Terms and Conditions

Interpretation: ‘Buyer’ means the person who is detailed on the invoice. ‘Goods’ means the goods and services (including any instalment of the goods and services or any parts for them) which the seller is to supply in accordance with these Conditions. ‘Seller’ means Mawdsley Brooks and Company Limited registered in England under number 44701. ‘Conditions’ means the standard terms and conditions of sale set out in this document and (unless the context requires) included any special terms and conditions agreed in writing between the Buyer and the Seller. ‘Contract’ means the contract for the purchase and sale of the Goods. The headings in these Conditions are for convenience only and shall not affect their interpretation.

Basis of Sale: The Seller agrees to sell and the Buyer agrees to buy the Goods as detailed in the Buyer’s order and confirmed on the Seller’s invoice subject to these Conditions which Conditions shall govern the Contract and all other contracts between the buyer and the seller to the exclusion of any other terms and conditions and no variations thereto shall be acceptable unless agreed by a Director of the Seller in writing.

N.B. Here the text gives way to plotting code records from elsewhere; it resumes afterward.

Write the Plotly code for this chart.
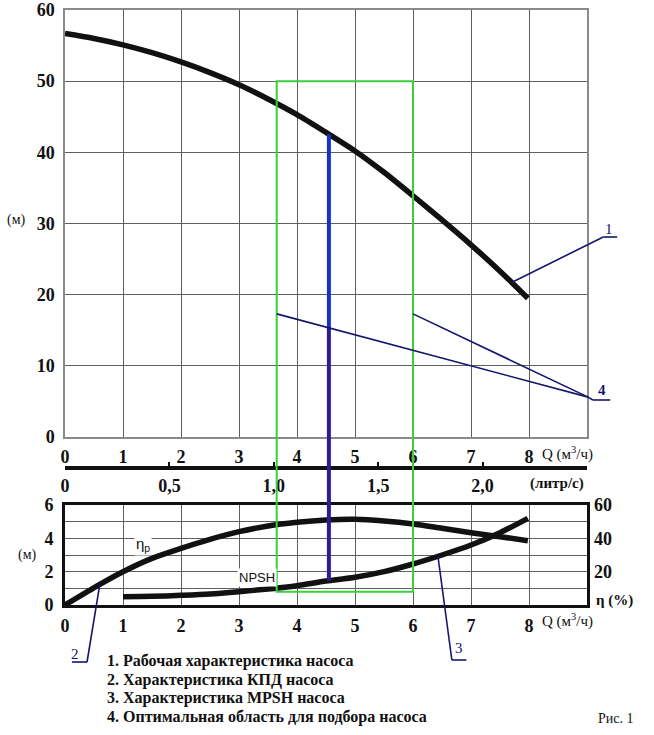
import numpy as np
import plotly.graph_objects as go

# ---------------- data ----------------
q_ticks = [0, 1, 2, 3, 4, 5, 6, 7, 8]
litre_ticks = [0, 0.5, 1.0, 1.5, 2.0]
litre_labels = ["0", "0,5", "1,0", "1,5", "2,0"]
head_ticks = [0, 10, 20, 30, 40, 50, 60]
m_ticks = [0, 2, 4, 6]
eff_ticks = [20, 40, 60]

# pump head curve H(Q), m
H_q = [0, 0.5, 1, 1.5, 2, 2.5, 3, 3.5, 4, 4.5, 5, 5.5, 6, 6.5, 7, 7.5, 7.98]
H_m = [56.7, 56.0, 55.1, 54.0, 52.7, 51.2, 49.5, 47.5, 45.3, 42.8, 40.2, 37.2, 33.9, 30.5, 27.0, 23.3, 19.5]

# efficiency curve, %
eff_q = [0, 0.6, 1, 1.5, 2, 2.5, 3, 3.5, 4, 4.5, 5, 5.5, 6, 6.5, 7, 7.5, 7.98]
eff_p = [0, 12.4, 20, 28, 34, 39.4, 44, 47.4, 49.6, 51, 51.4, 50.4, 48.6, 46, 43.4, 41, 38.6]

# NPSH curve, m
npsh_q = [1, 1.5, 2, 2.5, 3, 3.5, 4, 4.5, 5, 5.5, 6, 6.5, 7, 7.5, 7.98]
npsh_m = [0.5, 0.52, 0.58, 0.66, 0.8, 0.96, 1.16, 1.44, 1.66, 2.0, 2.46, 3.0, 3.6, 4.34, 5.2]

# operating point and optimal region
q_opt = 4.55
region_q = [3.65, 6.0]
region_head_top = 50
region_npsh_bottom = 0.8

legend_lines = [
    "1. Рабочая характеристика насоса",
    "2. Характеристика КПД насоса",
    "3. Характеристика MPSH насоса",
    "4. Оптимальная область для подбора насоса",
]

# ---------------- layout geometry ----------------
W, H = 654, 735
ML, MT = 65, 10
PW, PH = 522, 595
MR = W - ML - PW
MB = H - MT - PH
TOP_DOM = [(605 - 437) / PH, 1.0]
BOT_DOM = [0.0, (605 - 505) / PH]
Q_RANGE = [0, 9]
LITRE_POS = (605 - 468) / PH


def xp(q):
    return (q - Q_RANGE[0]) / (Q_RANGE[1] - Q_RANGE[0])


def ytop(h):
    return TOP_DOM[0] + h / 60 * (TOP_DOM[1] - TOP_DOM[0])


def ybot(m):
    return BOT_DOM[0] + m / 6 * (BOT_DOM[1] - BOT_DOM[0])


def pix(px, py):
    # page pixel -> paper coords
    return (px - ML) / PW, (MT + PH - py) / PH


SERIF = "Liberation Serif"
SANS = "Liberation Sans"
NAVY = "#15156e"
GRID = "#5f5f5f"

fig = go.Figure()

fig.add_trace(go.Scatter(x=H_q, y=H_m, mode="lines", line=dict(color="#111", width=5.5, shape="spline", smoothing=0.8),
                         xaxis="x", yaxis="y", hoverinfo="skip"))
fig.add_trace(go.Scatter(x=[0, 2.5], y=[None, None], mode="lines", xaxis="x3", yaxis="y", hoverinfo="skip"))
fig.add_trace(go.Scatter(x=npsh_q, y=npsh_m, mode="lines", line=dict(color="#111", width=5.5, shape="spline", smoothing=0.8),
                         xaxis="x2", yaxis="y2", hoverinfo="skip"))
fig.add_trace(go.Scatter(x=eff_q, y=eff_p, mode="lines", line=dict(color="#111", width=5.5, shape="spline", smoothing=0.8),
                         xaxis="x2", yaxis="y3", hoverinfo="skip"))

tickfont = dict(family=SERIF, size=18, color="#111", weight="bold")

fig.update_layout(
    width=W, height=H,
    margin=dict(l=ML, r=MR, t=MT, b=MB, autoexpand=False),
    paper_bgcolor="white", plot_bgcolor="white", showlegend=False,
    xaxis=dict(domain=[0, 1], range=Q_RANGE, anchor="y", tickmode="array", tickvals=q_ticks,
               showgrid=True, gridcolor=GRID, gridwidth=1, zeroline=False,
               showline=True, mirror=True, linecolor="#8a8a8a", linewidth=1.5,
               tickfont=tickfont, ticks="", ticklabelstandoff=3),
    yaxis=dict(domain=TOP_DOM, range=[0, 60], anchor="x", tickmode="array", tickvals=head_ticks,
               showgrid=True, gridcolor=GRID, gridwidth=1, zeroline=False,
               showline=True, mirror=True, linecolor="#8a8a8a", linewidth=1.5,
               tickfont=tickfont, ticks="", ticklabelstandoff=5),
    xaxis3=dict(overlaying="x", anchor="free", position=LITRE_POS, range=[0, 9 / 3.6],
                tickmode="array", tickvals=litre_ticks, ticktext=litre_labels, side="bottom",
                showgrid=False, zeroline=False, showline=True, linecolor="#111", linewidth=3.5,
                ticks="inside", ticklen=4, tickwidth=2, tickcolor="#111",
                tickfont=tickfont, ticklabelstandoff=1),
    xaxis2=dict(domain=[0, 1], range=Q_RANGE, anchor="y2", tickmode="array", tickvals=q_ticks,
                showgrid=True, gridcolor=GRID, gridwidth=1, zeroline=False,
                showline=True, mirror=True, linecolor="#111", linewidth=3,
                tickfont=tickfont, ticks="", ticklabelstandoff=2),
    yaxis2=dict(domain=BOT_DOM, range=[0, 6], anchor="x2", tickmode="array", tickvals=m_ticks,
                showgrid=True, gridcolor=GRID, gridwidth=1, zeroline=False,
                minor=dict(dtick=1, tick0=0, showgrid=True, gridcolor=GRID, gridwidth=1),
                showline=True, mirror=True, linecolor="#111", linewidth=3,
                tickfont=tickfont, ticks="", ticklabelstandoff=5),
    yaxis3=dict(overlaying="y2", anchor="x2", side="right", range=[0, 60], tickmode="array",
                tickvals=eff_ticks, showgrid=False, zeroline=False, showline=False,
                tickfont=tickfont, ticks="", ticklabelstandoff=6),
)

shapes = []
# optimal region rectangle (spans both charts)
shapes.append(dict(type="rect", xref="x", yref="paper", x0=region_q[0], x1=region_q[1],
                   y0=ybot(region_npsh_bottom), y1=ytop(region_head_top),
                   line=dict(color="#3ccf3c", width=2), layer="above"))
# operating point vertical line
h_opt = float(np.interp(q_opt, H_q, H_m))
n_opt = float(np.interp(q_opt, npsh_q, npsh_m))
shapes.append(dict(type="line", xref="x", yref="paper", x0=q_opt, x1=q_opt, y0=ytop(15), y1=ytop(h_opt),
                   line=dict(color="#1734c2", width=4), layer="above"))
shapes.append(dict(type="line", xref="x", yref="paper", x0=q_opt, x1=q_opt, y0=ybot(n_opt), y1=ytop(15.3),
                   line=dict(color="#2c1c92", width=4), layer="above"))


def seg(pts):
    for (x0, y0), (x1, y1) in zip(pts[:-1], pts[1:]):
        shapes.append(dict(type="line", xref="paper", yref="paper", x0=x0, y0=y0, x1=x1, y1=y1,
                           line=dict(color=NAVY, width=1.6), layer="above"))


# callout 1 (head curve)
q1 = 7.7
seg([(xp(q1), ytop(float(np.interp(q1, H_q, H_m)))), (xp(9.28), ytop(28.1)), (xp(9.52), ytop(28.1))])
# callout 4 (optimal region)
seg([(xp(region_q[0]), ytop(17.3)), (xp(9.02), ytop(5.6)), (xp(9.1), ytop(5.2)), (xp(9.4), ytop(5.2))])
seg([(xp(region_q[1]), ytop(17.3)), (xp(9.02), ytop(5.6))])
# callout 2 (efficiency)
q2 = 0.6
seg([(xp(q2), ybot(float(np.interp(q2, eff_q, eff_p)) / 10)), (xp(0.38), ybot(-3.42)), (xp(0.12), ybot(-3.42))])
# callout 3 (NPSH)
q3 = 6.43
seg([(xp(q3), ybot(float(np.interp(q3, npsh_q, npsh_m)))), (xp(6.67), ybot(-3.3)), (xp(6.92), ybot(-3.3))])

fig.update_layout(shapes=shapes)

ann = []


def text(px, py, s, size=15, family=SERIF, bold=False, xanchor="center", color="#111", bg=None):
    x, y = pix(px, py)
    d = dict(xref="paper", yref="paper", x=x, y=y, text=s, showarrow=False, xanchor=xanchor,
             yanchor="middle", font=dict(family=family, size=size, color=color,
                                         weight="bold" if bold else "normal"))
    if bg:
        d["bgcolor"] = bg
    ann.append(d)


text(16, 220, "(м)", size=14)
text(27, 555, "(м)", size=14)
text(567, 453, "Q (м<sup>3</sup>/ч)", size=15)
text(567, 620, "Q (м<sup>3</sup>/ч)", size=15)
text(557, 483, "(литр/с)", size=15, bold=True)
text(614, 600, "η (%)", size=15, bold=True)
text(143, 544, "η<sub>р</sub>", size=15, family=SANS, bg="white")
text(257, 577, "NPSH", size=13, family=SANS, bg="white")
text(609, 229, "1", size=15, color=NAVY)
text(602, 390, "4", size=15, color=NAVY, bold=True)
text(75, 654, "2", size=15, color=NAVY)
text(459, 648, "3", size=15, color=NAVY)
for i, line in enumerate(legend_lines):
    text(105, 661 + i * 18.7, line, size=16, bold=True, xanchor="left")
text(616, 718, "Рис. 1", size=14)

fig.update_layout(annotations=ann)
fig.write_html(
    "out.html",
    config={"displayModeBar": False},
    post_script="document.body.style.margin='0';document.body.style.overflow='hidden';",
)
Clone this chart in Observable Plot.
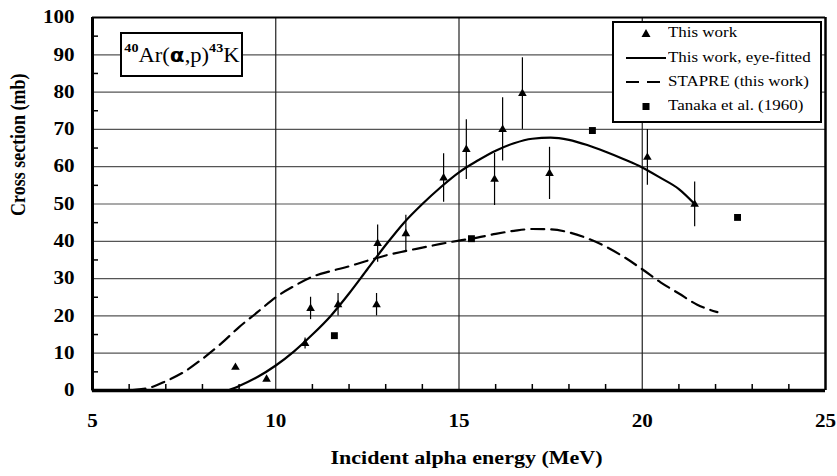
<!DOCTYPE html>
<html>
<head>
<meta charset="utf-8">
<script src="https://cdn.jsdelivr.net/npm/d3@7"></script>
<script src="https://cdn.jsdelivr.net/npm/@observablehq/plot@0.6"></script>
<style>
  html, body { margin: 0; padding: 0; background: #fff; }
  #wrap { position: relative; width: 837px; height: 476px; font-family: "Liberation Serif", "Times New Roman", serif; }
  #title { position: absolute; left: 120px; top: 32px; width: 119px; height: 41px; border: 2px solid #000; background: #fff;
           display: flex; align-items: center; justify-content: center; font-size: 20px; color: #000; }
  #title > span { display: inline-block; transform: scaleX(1.13); }
  #title sup { font-size: 12.5px; font-weight: bold; position: relative; top: -2px; }
  #legend { position: absolute; left: 612px; top: 21px; width: 206px; height: 98px; border: 2.5px solid #000; background: #fff; font-size: 15px; }
  .row { position: absolute; left: 0; height: 20px; width: 200px; }
  .row span { position: absolute; left: 54px; top: 1px; white-space: nowrap; transform: scaleX(1.13); transform-origin: left center; }
  .row svg { position: absolute; left: 10px; top: 0; }
</style>
</head>
<body>
<div id="wrap">
  <div id="chart"></div>
  <div id="title"><span><sup>40</sup>Ar(<b style="font-family:'DejaVu Sans',sans-serif;font-size:19px">α</b>,p)<sup>43</sup>K</span></div>
  <div id="legend"></div>
</div>
<script>
// "This work" measurements
const workE   = [8.9, 9.75, 10.8, 10.95, 11.7, 12.75, 12.78, 13.55, 14.58, 15.2, 15.97, 16.19, 16.73, 17.47, 20.14, 21.43];
const workSig = [6.2, 3.0, 12.6, 22.0, 23.0, 23.0, 39.4, 42.0, 57.0, 64.6, 56.6, 70.0, 79.6, 58.2, 62.5, 49.9];
const workErr = [0, 0, 1.5, 3, 3, 3, 5, 5, 6.5, 8, 7, 8.5, 9.6, 7, 7.5, 6];

// eye-fitted curve
const fitE   = [8.7, 9, 9.5, 10, 10.5, 11, 11.5, 12, 12.5, 13, 13.5, 14, 14.5, 15, 15.5, 16, 16.5, 17, 17.5, 18, 18.5, 19, 19.5, 20, 20.5, 21, 21.43];
const fitSig = [0, 1.2, 3.6, 6.7, 10.5, 15, 20, 26, 32.5, 39, 45, 50, 54.5, 58.5, 61.6, 64.3, 66.3, 67.5, 67.8, 67.2, 65.8, 64, 62, 59.8, 57, 54, 50];

// STAPRE calculation
const stapreE   = [5, 6, 6.5, 7, 7.5, 8, 8.5, 9, 9.5, 10, 10.5, 11, 11.5, 12, 12.5, 13, 13.5, 14, 14.5, 15, 15.5, 16, 16.5, 17, 17.5, 18, 18.5, 19, 19.5, 20, 20.5, 21, 21.5, 22.05];
const stapreSig = [0, 0.1, 0.6, 2.5, 5, 8.5, 12.5, 17, 21, 25, 28, 30.5, 32, 33.3, 34.8, 36.2, 37.3, 38.3, 39.3, 40.2, 41, 42, 42.8, 43.3, 43.2, 42.4, 40.8, 38.6, 35.8, 32.5, 29, 26, 23, 21];

// Tanaka et al. (1960)
const tanakaE   = [11.6, 15.34, 18.64, 22.6];
const tanakaSig = [14.7, 40.7, 69.7, 46.4];

// axes
const xTicks = [5, 10, 15, 20, 25];
const yTicks = [0, 10, 20, 30, 40, 50, 60, 70, 80, 90, 100];
const xGrid = [10, 15, 20];
const yGrid = [10, 20, 30, 40, 50, 60, 70, 80, 90];
const xMinor = [6, 7, 8, 9, 11, 12, 13, 14, 16, 17, 18, 19, 21, 22, 23, 24];
const yMinor = [5, 15, 25, 35, 45, 55, 65, 75, 85, 95];
const xTitle = "Incident alpha energy (MeV)";
const yTitle = "Cross section (mb)";

const work = workE.map((e, i) => ({E: e, s: workSig[i], err: workErr[i]}));
const fit = fitE.map((e, i) => ({E: e, s: fitSig[i]}));
const stapre = stapreE.map((e, i) => ({E: e, s: stapreSig[i]}));
const tanaka = tanakaE.map((e, i) => ({E: e, s: tanakaSig[i]}));

const W = 837, H = 476, mL = 92, mR = 12, mT = 17, mB = 86;
const innerW = W - mL - mR, innerH = H - mT - mB;

const chart = Plot.plot({
  width: W, height: H,
  marginLeft: mL, marginRight: mR, marginTop: mT, marginBottom: mB,
  x: {domain: [5, 25]},
  y: {domain: [0, 100]},
  style: {fontFamily: "'Liberation Serif', 'Times New Roman', serif", fontSize: "18px", fontWeight: "bold", color: "#000", background: "#fff"},
  marks: [
    Plot.ruleY(yGrid, {stroke: "#555", strokeWidth: 1.2}),
    Plot.ruleX(xGrid, {stroke: "#222", strokeWidth: 1.2}),
    Plot.ruleY([100], {stroke: "#000", strokeWidth: 2}),
    Plot.ruleX([25], {stroke: "#000", strokeWidth: 2.5}),
    Plot.tickX(xMinor, {x: d => d, insetTop: innerH - 6, stroke: "#000", strokeWidth: 1.5}),
    Plot.tickY(yMinor, {y: d => d, insetRight: innerW - 6, stroke: "#000", strokeWidth: 1.5}),
    Plot.line(stapre, {x: "E", y: "s", stroke: "#000", strokeWidth: 2.2, strokeDasharray: "13,7", curve: "monotone-x"}),
    Plot.line(fit, {x: "E", y: "s", stroke: "#000", strokeWidth: 2.2, curve: "monotone-x"}),
    Plot.ruleX(work.filter(d => d.err > 0), {x: "E", y1: d => d.s - d.err, y2: d => d.s + d.err, stroke: "#000", strokeWidth: 1.2}),
    Plot.dot(work, {x: "E", y: "s", symbol: "triangle", r: 3.2, fill: "#000", stroke: "none"}),
    Plot.dot(tanaka, {x: "E", y: "s", symbol: "square", r: 3.9, fill: "#000", stroke: "none"}),
    Plot.ruleX([5], {stroke: "#000", strokeWidth: 3}),
    Plot.ruleY([0], {stroke: "#000", strokeWidth: 3.5}),
    Plot.axisX(xTicks, {tickSize: 0, tickPadding: 24, label: null, fontSize: 18, fontWeight: "bold"}),
    Plot.axisY(yTicks, {tickSize: 0, tickPadding: 18, label: null, fontSize: 18, fontWeight: "bold"}),
    Plot.text([xTitle], {frameAnchor: "bottom", dy: 73, dx: 7.5, fontSize: 18, fontWeight: "bold"}),
    Plot.text([yTitle], {frameAnchor: "left", dx: -74, dy: 12, rotate: -90, fontSize: 18, fontWeight: "bold"})
  ]
});
document.getElementById("chart").appendChild(chart);

// widen glyphs horizontally like the reference
chart.querySelectorAll('g[aria-label="x-axis tick label"] text, g[aria-label="y-axis tick label"] text').forEach(t => {
  const len = t.getComputedTextLength();
  t.setAttribute("textLength", (len * 1.17).toFixed(1));
  t.setAttribute("lengthAdjust", "spacingAndGlyphs");
});
chart.querySelectorAll('g[aria-label="text"] text').forEach(t => {
  if (t.textContent === xTitle) {
    t.setAttribute("textLength", "272");
    t.setAttribute("lengthAdjust", "spacingAndGlyphs");
  }
  if (t.textContent === yTitle) {
    const tr = t.getAttribute("transform") || "";
    t.setAttribute("transform", tr + " scale(1,1.17)");
  }
});

// legend
const legendItems = [
  {label: "This work", kind: "triangle"},
  {label: "This work, eye-fitted", kind: "solid"},
  {label: "STAPRE (this work)", kind: "dashed"},
  {label: "Tanaka et al. (1960)", kind: "square"}
];
const rowsY = [0, 25, 49, 73];
const leg = document.getElementById("legend");
legendItems.forEach((it, i) => {
  const row = document.createElement("div");
  row.className = "row";
  row.style.top = rowsY[i] + "px";
  let sym = "";
  if (it.kind === "triangle") sym = '<svg width="44" height="20"><path d="M22,6 L26.5,14 L17.5,14 Z" fill="#000"/></svg>';
  if (it.kind === "square") sym = '<svg width="44" height="20"><rect x="18.5" y="7" width="7" height="7" fill="#000"/></svg>';
  if (it.kind === "solid") sym = '<svg width="44" height="20"><line x1="2" x2="42" y1="10" y2="10" stroke="#000" stroke-width="2.2"/></svg>';
  if (it.kind === "dashed") sym = '<svg width="44" height="20"><line x1="2" x2="42" y1="10" y2="10" stroke="#000" stroke-width="2.2" stroke-dasharray="13,8"/></svg>';
  row.innerHTML = sym + "<span>" + it.label + "</span>";
  leg.appendChild(row);
});
</script>
</body>
</html>
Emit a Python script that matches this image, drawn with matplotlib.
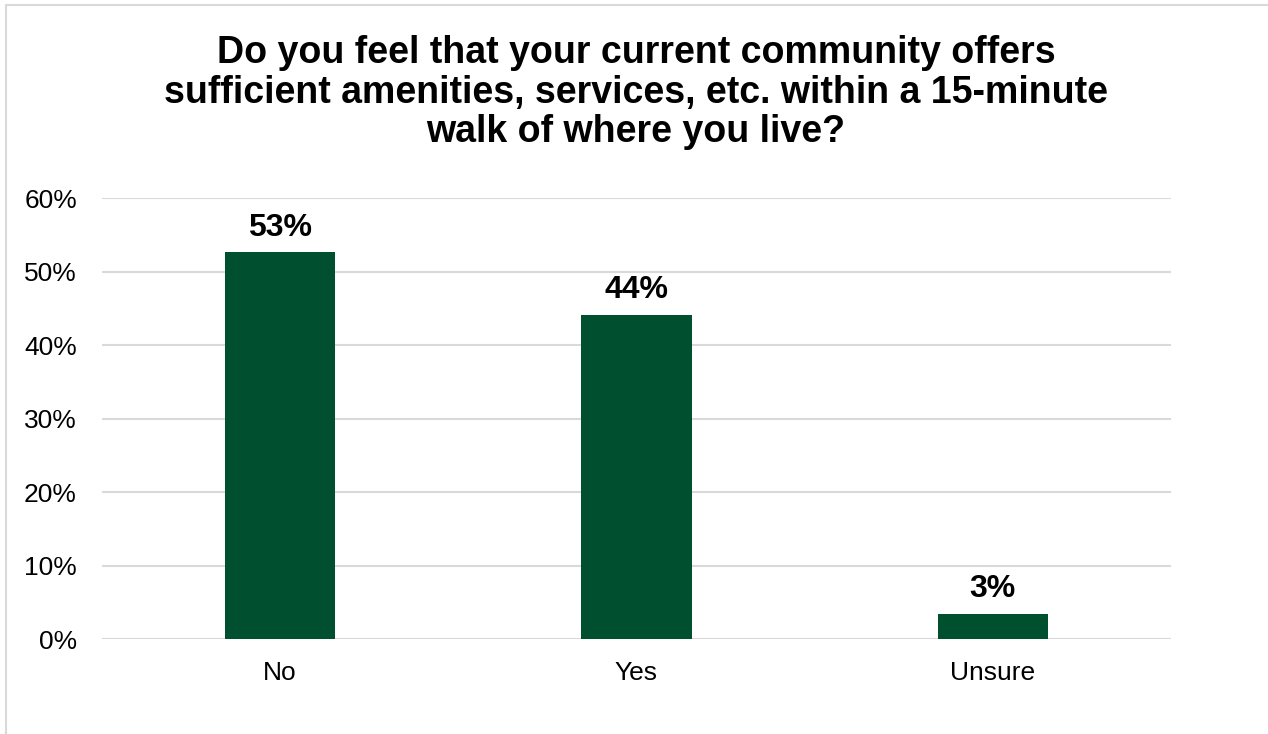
import matplotlib.pyplot as plt
from matplotlib.patches import Rectangle

plt.rcParams['font.family'] = ['Liberation Sans', 'DejaVu Sans']

categories = ['No', 'Yes', 'Unsure']
values = [52.6, 44.1, 3.4]
yticks = [0, 10, 20, 30, 40, 50, 60]
title = ("Do you feel that your current community offers\n"
         "sufficient amenities, services, etc. within a 15-minute\n"
         "walk of where you live?")

bar_color = '#00502F'
grid_color = '#D9D9D9'

fig = plt.figure(figsize=(12.68, 7.34), dpi=100)
ax = fig.add_axes([0.0804, 0.1294, 0.8431, 0.6008])

x = range(len(categories))
ax.bar(x, values, width=0.31, color=bar_color, zorder=3)

for xi, v in zip(x, values):
    ax.text(xi, v + 2.3, f"{round(v)}%", ha='center', va='baseline',
            fontsize=23, fontweight='bold', color='black')

ax.set_xlim(-0.5, 2.5)
ax.set_ylim(0, 60)
ax.set_yticks(yticks)
ax.set_yticklabels([f"{t}%" for t in yticks])
ax.set_xticks(list(x))
ax.set_xticklabels(categories)
ax.tick_params(axis='both', length=0, labelsize=19, colors='black')
ax.tick_params(axis='y', pad=18)
ax.tick_params(axis='x', pad=16)
ax.yaxis.grid(True, color=grid_color, linewidth=1.5, zorder=0)
for s in ax.spines.values():
    s.set_visible(False)
ax.set_facecolor('none')

fig.text(0.5016, 0.952, title, ha='center', va='top', fontsize=27,
         fontweight='bold', linespacing=1.12)

# outer chart border (right/bottom edges cut off like the reference)
fig.patches.append(Rectangle((6 / 1268, -0.1), 1.2, (734 - 5) / 734 + 0.1,
                             transform=fig.transFigure, fill=False,
                             edgecolor=grid_color, linewidth=1.5))

fig.savefig('out.png', dpi=100)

Any contract for the sale of Goods shall comprise of the Buyer’s order whether received by post, facsimile, computer or verbally, and the Seller’s invoice. Signature of the journey sheet or other receipt in respect of the Goods by the buyer or on behalf of the Buyer shall be deemed to be an acceptance of these conditions and any person signing on behalf of the Buyer shall be deemed to be the authorised agent for the Buyer for this purpose. The Seller’s employees or agents are not authorised to make any representation concerning the Goods unless confirmed by the Seller in writing. In entering into the Contract the Buyer acknowledges that it does not rely on, waives any claim for breach of, any such representations which are not so confirmed.

Any advice or recommendation given by the Seller or its employees or agents to the Buyer or its employees or agents as to storage, application or use of the Goods which is not confirmed in writing by the Seller is followed or acted upon entirely at the Buyer’s own risk and accordingly the Seller shall not be liable for any such advice or recommendation which is not so confirmed.

Any typographical, clerical or other error or omission in any sales literature, quotation, price list acceptance of offer, invoice or other document or information issued by the Seller shall be subject to correction without any liability on the part of the Seller.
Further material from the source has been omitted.